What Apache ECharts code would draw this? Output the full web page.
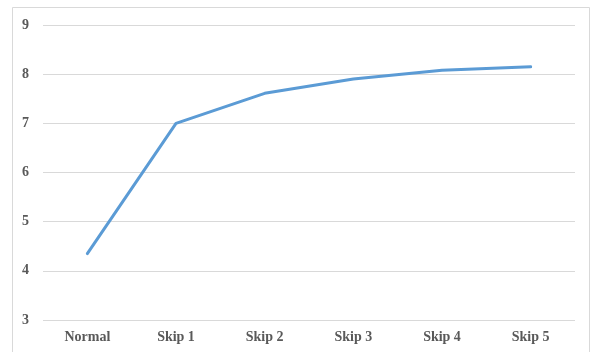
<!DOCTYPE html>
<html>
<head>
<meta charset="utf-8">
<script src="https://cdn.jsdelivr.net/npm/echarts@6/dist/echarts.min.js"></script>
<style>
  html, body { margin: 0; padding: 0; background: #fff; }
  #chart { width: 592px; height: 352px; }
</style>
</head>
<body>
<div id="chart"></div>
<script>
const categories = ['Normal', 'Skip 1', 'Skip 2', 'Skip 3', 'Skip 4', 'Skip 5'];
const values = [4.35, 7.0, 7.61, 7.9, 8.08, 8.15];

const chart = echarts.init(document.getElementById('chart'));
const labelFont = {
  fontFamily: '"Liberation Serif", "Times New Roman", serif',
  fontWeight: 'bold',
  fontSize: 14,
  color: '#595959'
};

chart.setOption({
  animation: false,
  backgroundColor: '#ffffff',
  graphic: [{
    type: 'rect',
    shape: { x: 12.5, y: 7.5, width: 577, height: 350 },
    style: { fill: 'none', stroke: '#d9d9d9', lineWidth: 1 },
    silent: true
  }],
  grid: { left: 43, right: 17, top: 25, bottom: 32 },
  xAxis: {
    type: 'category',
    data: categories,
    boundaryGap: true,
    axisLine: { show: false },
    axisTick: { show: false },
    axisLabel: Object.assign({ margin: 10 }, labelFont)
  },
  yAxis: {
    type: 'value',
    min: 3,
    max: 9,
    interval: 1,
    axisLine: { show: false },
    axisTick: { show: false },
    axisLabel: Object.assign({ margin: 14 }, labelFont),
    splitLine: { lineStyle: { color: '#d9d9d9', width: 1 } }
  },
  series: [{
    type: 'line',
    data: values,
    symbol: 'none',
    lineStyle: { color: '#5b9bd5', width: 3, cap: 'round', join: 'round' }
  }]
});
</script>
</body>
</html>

# # #

→ **WHAT YOU SHOULD DO**: Exclude the images and reproduce the remaining data exactly.

→ **ANSWER FOR THIS EXERCISE**:
What Apache ECharts code would draw this? Output the full web page.
<!DOCTYPE html>
<html>
<head>
<meta charset="utf-8">
<script src="https://cdn.jsdelivr.net/npm/echarts@6/dist/echarts.min.js"></script>
<style>
  html, body { margin: 0; padding: 0; background: #fff; }
  #chart { width: 592px; height: 352px; }
</style>
</head>
<body>
<div id="chart"></div>
<script>
const categories = ['Normal', 'Skip 1', 'Skip 2', 'Skip 3', 'Skip 4', 'Skip 5'];
const values = [4.35, 7.0, 7.61, 7.9, 8.08, 8.15];

const chart = echarts.init(document.getElementById('chart'));
const labelFont = {
  fontFamily: '"Liberation Serif", "Times New Roman", serif',
  fontWeight: 'bold',
  fontSize: 14,
  color: '#595959'
};

chart.setOption({
  animation: false,
  backgroundColor: '#ffffff',
  graphic: [{
    type: 'rect',
    shape: { x: 12.5, y: 7.5, width: 577, height: 350 },
    style: { fill: 'none', stroke: '#d9d9d9', lineWidth: 1 },
    silent: true
  }],
  grid: { left: 43, right: 17, top: 25, bottom: 32 },
  xAxis: {
    type: 'category',
    data: categories,
    boundaryGap: true,
    axisLine: { show: false },
    axisTick: { show: false },
    axisLabel: Object.assign({ margin: 10 }, labelFont)
  },
  yAxis: {
    type: 'value',
    min: 3,
    max: 9,
    interval: 1,
    axisLine: { show: false },
    axisTick: { show: false },
    axisLabel: Object.assign({ margin: 14 }, labelFont),
    splitLine: { lineStyle: { color: '#d9d9d9', width: 1 } }
  },
  series: [{
    type: 'line',
    data: values,
    symbol: 'none',
    lineStyle: { color: '#5b9bd5', width: 3, cap: 'round', join: 'round' }
  }]
});
</script>
</body>
</html>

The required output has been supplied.